Build zero-trust security by design for satellite
Treat the satellite as an untrusted network segment. Enforce end-to-end encryption, zero-trust access, and route validation. Optical links reduce RF interception risk, but jamming, spoofing, and ground-segment compromise remain material threats. Align procurement with vendors cyber certifications and supply-chain transparency.
12-18-month signals to track in LEO broadband
Execution velocity will determine who sets the standard for space-based transport and where enterprises can reliably buy coverage.
Launch cadence and satellite manufacturing throughput to watch
Track how quickly Starlink, Kuiper, IRIS partners, and China’s Guowang/Qianfan add laser-equipped satellites. The winner sets the de facto routing and peering norms.
Enterprise terminal economics and feature sets
Watch price points for enterprise-grade phased arrays, multi-link bonding, and seamless handover across orbits. Direct-to-device milestones under NTN will expand addressable markets.

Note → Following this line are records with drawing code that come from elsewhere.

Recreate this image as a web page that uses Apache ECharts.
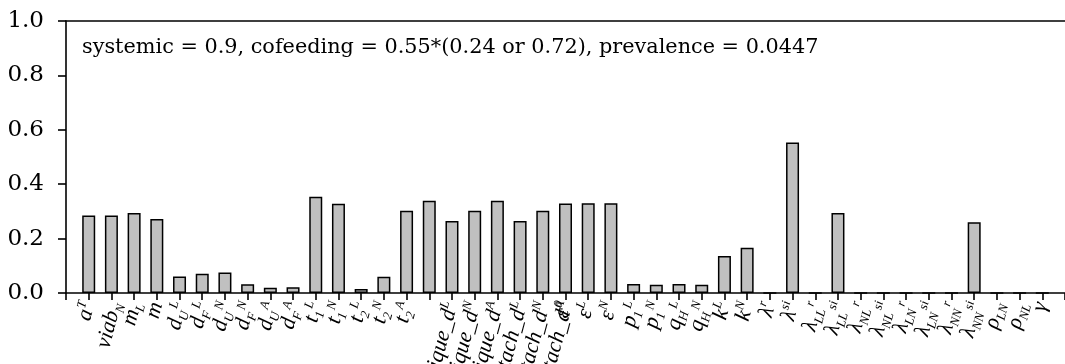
<!DOCTYPE html>
<html><head><meta charset="utf-8">
<script src="https://cdn.jsdelivr.net/npm/echarts@6/dist/echarts.min.js"></script>
<style>html,body{margin:0;padding:0;background:#fff}#c{width:1065px;height:364px}</style>
</head><body><div id="c"></div>
<script>
// Category labels: base text, subscript, superscript
const labelBase = ['a','viab','m','m','d','d','d','d','d','d','t','t','t','t','t',
  'feeding_technique_d','feeding_technique_d','feeding_technique_d',
  'feeding_site_attach_d','feeding_site_attach_d','feeding_site_attach_d','ε','ε','ε',
  'p','p','q','q','k','k','λ','λ','λ','λ','λ','λ','λ','λ','λ','λ','ρ','ρ','γ'];
const labelSub = ['','N','L','','U','F','U','F','U','F','1','1','2','2','2',
  '','','','','','','','','',
  '1','1','H','H','','','','','LL','LL','NL','NL','LN','LN','NN','NN','LN','NL',''];
const labelSup = ['T','','','','L','L','N','N','A','A','L','N','L','N','A',
  'L','N','A','L','N','A','0','L','N',
  'L','N','L','N','L','N','r','si','r','si','r','si','r','si','r','si','','',''];
const values = [0.285,0.285,0.294,0.272,0.061,0.071,0.075,0.032,0.019,0.021,
  0.354,0.328,0.015,0.06,0.302,0.339,0.265,0.302,0.339,0.265,0.302,
  0.329,0.33,0.33,0.033,0.03,0.033,0.03,0.136,0.166,0,0.553,
  0,0.294,0,0,0,0,0,0.26,0,0,0];
const annotation = 'systemic = 0.9, cofeeding = 0.55*(0.24 or 0.72), prevalence = 0.0447';

const SERIF = '"DejaVu Serif", serif';
const MATH = '"Liberation Serif", "Times New Roman", serif';
const BASE_SIZE = 22, SCRIPT_SIZE = 13;

// padded categories: empty slot at the start and end of the axis
const cats = [''].concat(labelBase.map((b, i) => 'c' + i)).concat(['']);
const barData = [null].concat(values).concat([null]);

// Rotated labels are centred on their tick (like the source); emulate by
// shifting each label in proportion to its length.
const ctx = document.createElement('canvas').getContext('2d');
function textW(t, size) { ctx.font = 'italic ' + size + 'px ' + MATH; return ctx.measureText(t).width; }
const rich = {
  sub: {fontFamily: MATH, fontStyle: 'italic', fontSize: SCRIPT_SIZE, verticalAlign: 'bottom', color: '#000'}
};
const T0 = 8;
labelBase.forEach((b, i) => {
  const L = textW(b, BASE_SIZE) + textW(labelSub[i], SCRIPT_SIZE) + textW(labelSup[i], SCRIPT_SIZE);
  const s = 0.125 * L;
  const t = Math.max(0, T0 - 0.268 * s);
  const B = 2.5;
  const T = 2 * s + B;
  rich['b' + i] = {fontFamily: MATH, fontStyle: 'italic', fontSize: BASE_SIZE, color: '#000', padding: [T, 0, B, 0]};
  rich['p' + i] = {fontFamily: MATH, fontStyle: 'italic', fontSize: SCRIPT_SIZE, color: '#000', verticalAlign: 'top', padding: [Math.max(0, T - 1.5), 0, 0, 0]};
  rich['e' + i] = {fontSize: 1, width: t, verticalAlign: 'bottom'};
});

function fmtLabel(v, idx) {
  const i = idx - 1;
  if (i < 0 || i >= labelBase.length) return '';
  let s = '{b' + i + '|' + labelBase[i] + '}';
  if (labelSub[i]) s += '{sub|' + labelSub[i] + '}';
  if (labelSup[i]) s += '{p' + i + '|' + labelSup[i] + '}';
  s += '{e' + i + '| }';
  return s;
}

const chart = echarts.init(document.getElementById('c'), null, {renderer: 'canvas'});
chart.setOption({
  animation: false,
  backgroundColor: '#fff',
  title: {
    text: annotation,
    left: 82, top: 36, padding: 0,
    textStyle: {fontFamily: SERIF, fontWeight: 'normal', fontSize: 20.8, lineHeight: 24, color: '#000'}
  },
  grid: {left: 66, right: 0, top: 21, bottom: 71, containLabel: false, outerBoundsMode: 'none'},
  xAxis: [{
    type: 'category', data: cats, boundaryGap: false,
    axisLine: {lineStyle: {color: '#000', width: 1.6}},
    axisTick: {show: true, interval: 0, length: 7, lineStyle: {color: '#000', width: 1.6}},
    axisLabel: {interval: 0, rotate: 75, margin: 2, formatter: fmtLabel, color: '#000', rich: rich},
    splitLine: {show: false}
  }, {
    type: 'category', data: cats, boundaryGap: false, position: 'top',
    axisLine: {lineStyle: {color: '#000', width: 1.6}},
    axisTick: {show: false}, axisLabel: {show: false}, splitLine: {show: false}
  }],
  yAxis: {
    type: 'value', min: 0, max: 1, interval: 0.2,
    axisLine: {show: true, lineStyle: {color: '#000', width: 1.6}},
    axisTick: {show: true, length: 8, lineStyle: {color: '#000', width: 1.6}},
    axisLabel: {formatter: v => v.toFixed(1), fontFamily: SERIF, fontSize: 23, color: '#000', margin: 22},
    splitLine: {show: false}
  },
  series: [{
    type: 'bar', data: barData, barWidth: 13, xAxisIndex: 0,
    itemStyle: {color: '#c0c0c0', borderColor: '#000', borderWidth: 1.5}
  }]
});
</script></body></html>
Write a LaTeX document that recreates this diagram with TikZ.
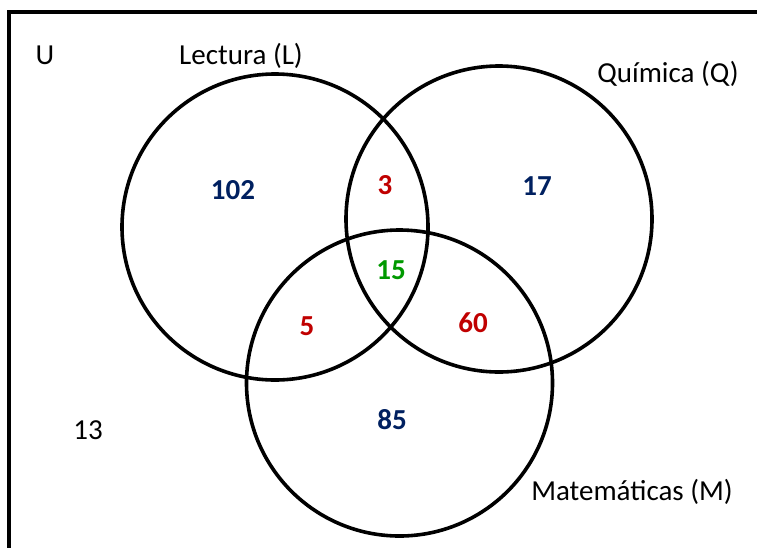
\documentclass[tikz,border=0pt]{standalone}
\usepackage{fontspec}
\setmainfont{Carlito}
\definecolor{numblue}{RGB}{0,32,96}
\definecolor{numred}{RGB}{192,0,0}
\definecolor{numgreen}{RGB}{0,153,0}
\begin{document}
\begin{tikzpicture}[x=1pt,y=-1pt,
  setcircle/.style={circle,draw=black,line width=3.6pt,minimum size=306pt,inner sep=0pt},
  lbl/.style={font=\fontsize{29}{34}\selectfont,inner sep=0pt},
  num/.style={font=\fontsize{29}{34}\selectfont\bfseries,inner sep=0pt}]
\useasboundingbox (0,0) rectangle (757,547);
\clip (0,0) rectangle (757,547);
\draw[line width=3.2pt] (9,560) -- (9,12) -- (770,12);
\node[setcircle] (L) at (275,227) {};
\node[setcircle] (Q) at (499,219) {};
\node[setcircle] (M) at (399.5,383) {};
\node[lbl] (U) at (45,55) {U};
\node[lbl] (Lname) at (241,56) {Lectura (L)};
\node[lbl] (Qname) at (668,74) {Química (Q)};
\node[lbl] (Mname) at (632,492) {Matemáticas (M)};
\node[lbl] (out) at (88,430) {13};
\node[num,text=numblue] (n102) at (233,190) {102};
\node[num,text=numred] (n3) at (385,185) {3};
\node[num,text=numblue] (n17) at (537,186) {17};
\node[num,text=numgreen] (n15) at (391,270) {15};
\node[num,text=numred] (n5) at (307,326) {5};
\node[num,text=numred] (n60) at (473,323) {60};
\node[num,text=numblue] (n85) at (392,420) {85};
\end{tikzpicture}
\end{document}
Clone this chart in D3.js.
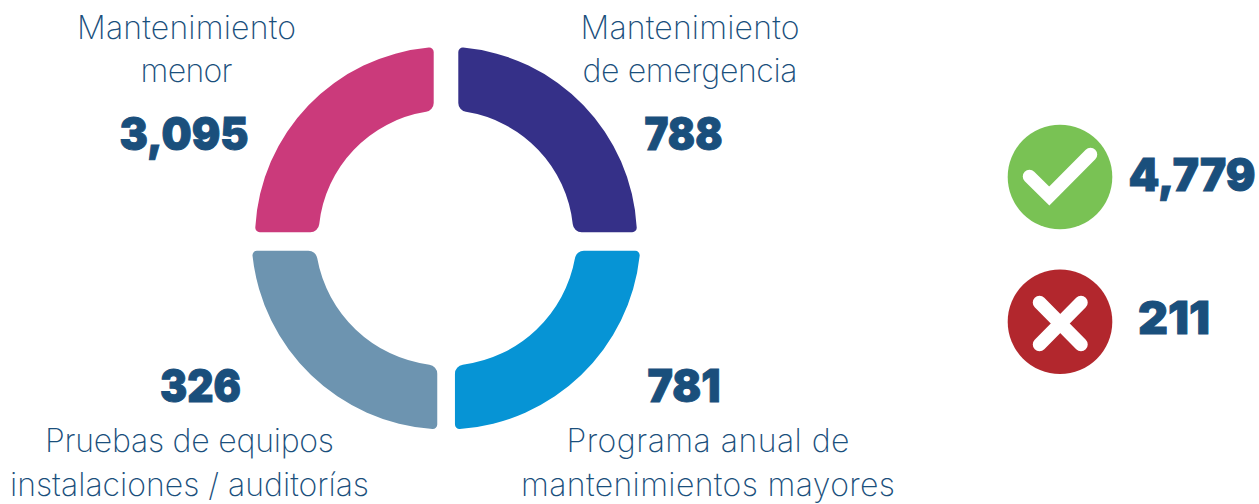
<!DOCTYPE html>
<html><head><meta charset="utf-8">
<script src="https://cdn.jsdelivr.net/npm/d3@7"></script>
<style>html,body{margin:0;background:#fff}svg{display:block}
.lab{font-family:Inter,sans-serif;font-weight:200;font-size:32px;fill:#1a4f7c;text-anchor:middle}
.num{font-family:Inter,sans-serif;font-weight:900;font-size:45px;fill:#1a4f7c;stroke:#1a4f7c;stroke-width:1px;text-anchor:middle}
</style></head><body>
<script>
const categories = ["Mantenimiento de emergencia","Programa anual de mantenimientos mayores","Pruebas de equipos instalaciones / auditorías","Mantenimiento menor"];
const values = [788, 781, 326, 3095];
const valueLabels = ["788","781","326","3,095"];
const labelLines = [["Mantenimiento","de emergencia"],["Programa anual de","mantenimientos mayores"],["Pruebas de equipos","instalaciones / auditorías"],["Mantenimiento","menor"]];
const colors = ["#353088","#0694d5","#6d94b0","#cb3a7b"];
const statusLabels = ["4,779","211"];
const statusColors = ["#79c254","#b2272d"];

const W=1259,H=504;
const svg=d3.select("body").append("svg").attr("width",W).attr("height",H);
const color=d3.scaleOrdinal(categories,colors);
// The four segments are equal quarters regardless of value
const pie=d3.pie().sort(null).value(()=>1);

function segment(sx,sy){
  const top=sy<0;
  const cx=top?446:446.1, cy=top?237.8:234.8, R=top?191:194.7, r=top?127.5:131;
  const ax=top?12.3:8.85, ay=top?5.6:15.9, k1=4.5,k2=9;
  const X=u=>cx+sx*u,Y=v=>cy+sy*v;
  const ang=(p,c)=>Math.atan2(Y(p[1])-Y(c[1]),X(p[0])-X(c[0]));
  const ccw=sx*sy>0;
  const F1=[ax+k1,0];F1[1]=Math.sqrt((R-k1)**2-F1[0]**2);
  const F2=[0,ay+k1];F2[0]=Math.sqrt((R-k1)**2-F2[1]**2);
  const F3=[0,ay+k2];F3[0]=Math.sqrt((r+k2)**2-F3[1]**2);
  const F4=[ax+k2,0];F4[1]=Math.sqrt((r+k2)**2-F4[0]**2);
  const O=[0,0];
  const sc=(p,s)=>[p[0]*s,p[1]*s];
  const T1=sc(F1,R/(R-k1)),T2=sc(F2,R/(R-k1)),T3=sc(F3,r/(r+k2)),T4=sc(F4,r/(r+k2));
  const p=d3.path();
  p.moveTo(X(ax),Y(F4[1]));
  p.lineTo(X(ax),Y(F1[1]));
  p.arc(X(F1[0]),Y(F1[1]),k1,ang([ax,F1[1]],F1),ang(T1,F1),ccw);
  p.arc(cx,cy,R,ang(T1,O),ang(T2,O),ccw);
  p.arc(X(F2[0]),Y(F2[1]),k1,ang(T2,F2),ang([F2[0],ay],F2),ccw);
  p.lineTo(X(F3[0]),Y(ay));
  p.arc(X(F3[0]),Y(F3[1]),k2,ang([F3[0],ay],F3),ang(T3,F3),ccw);
  p.arc(cx,cy,r,ang(T3,O),ang(T4,O),!ccw);
  p.arc(X(F4[0]),Y(F4[1]),k2,ang(T4,F4),ang([ax,F4[1]],F4),ccw);
  p.closePath();
  return p.toString();
}
const arcs=pie(values).map((d,i)=>{const m=(d.startAngle+d.endAngle)/2;return {...d,i,sx:Math.sin(m)>0?1:-1,sy:Math.cos(m)>0?-1:1};});
svg.selectAll("path.seg").data(arcs).join("path").attr("class","seg")
  .attr("fill",d=>color(categories[d.i])).attr("d",d=>segment(d.sx,d.sy));

// label layout per segment
const numX=[683.5,684,200.5,184], numY=[150,402,402,150], numW=[78,73,81,129];
const labX=[690,708,189.5,186.5], labY=[[39,82],[452,496],[452,496],[39,82]];
const labW=[[219,215],[283,374],[289,359],[219,92]];
labelLines.forEach((lines,i)=>{
  lines.forEach((t,j)=>svg.append("text").attr("class","lab").attr("x",labX[i]).attr("y",labY[i][j])
    .attr("textLength",labW[i][j]).attr("lengthAdjust","spacing").text(t));
});
svg.selectAll("text.num.v").data(valueLabels).join("text").attr("class","num v")
  .attr("x",(d,i)=>numX[i]).attr("y",(d,i)=>numY[i]).attr("textLength",(d,i)=>numW[i]).attr("lengthAdjust","spacingAndGlyphs").text(d=>d);

// status badges
const bY=[177,321.7], bX=[1192,1174], bBase=[191,334], bW=[127,72];
svg.selectAll("circle").data(statusColors).join("circle").attr("cx",1060).attr("cy",(d,i)=>bY[i]).attr("r",52.3).attr("fill",d=>d);
const line=d3.line();
const white=s=>s.attr("fill","none").attr("stroke","#fff").attr("stroke-width",13.5).attr("stroke-linecap","round").attr("stroke-linejoin","miter");
white(svg.append("path").attr("d",line([[1029.5,176.5],[1049.3,196],[1090.5,154.5]])));
white(svg.append("path").attr("d",line([[1039.5,302.5],[1081,344.5]])));
white(svg.append("path").attr("d",line([[1081,302.5],[1039.5,344.5]])));
svg.selectAll("text.s").data(statusLabels).join("text").attr("class","num s")
  .attr("x",(d,i)=>bX[i]).attr("y",(d,i)=>bBase[i]).attr("textLength",(d,i)=>bW[i]).attr("lengthAdjust","spacingAndGlyphs").text(d=>d);
</script></body></html>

Optical ground infrastructure and regulatory decisions
Announcements around optical gateways, spectrum coordination outcomes, landing-rights decisions, and national security reviews will signal where each bloc can legally operate and interconnect.
Key takeaways for LEO satellite broadband strategy
LEO broadband is splitting into Western and Chinese spheres, with technology, policy, and procurement paths diverging.
China’s optical progress raises the competitive bar
Demonstrated high-rate laser crosslinks indicate a credible trajectory toward in-space backbones that rival Western systems.
Plan for multi-orbit, multi-vendor LEO strategies
Architect for portability across constellations, enforce zero-trust, and negotiate SLAs that reflect in-space routing realities.
Policy will shape LEO satellite broadband coverage as much as technology
Landing rights, ITU coordination, export controls, and data sovereignty will decide where LEO can be bought and how it is integrated into critical networks.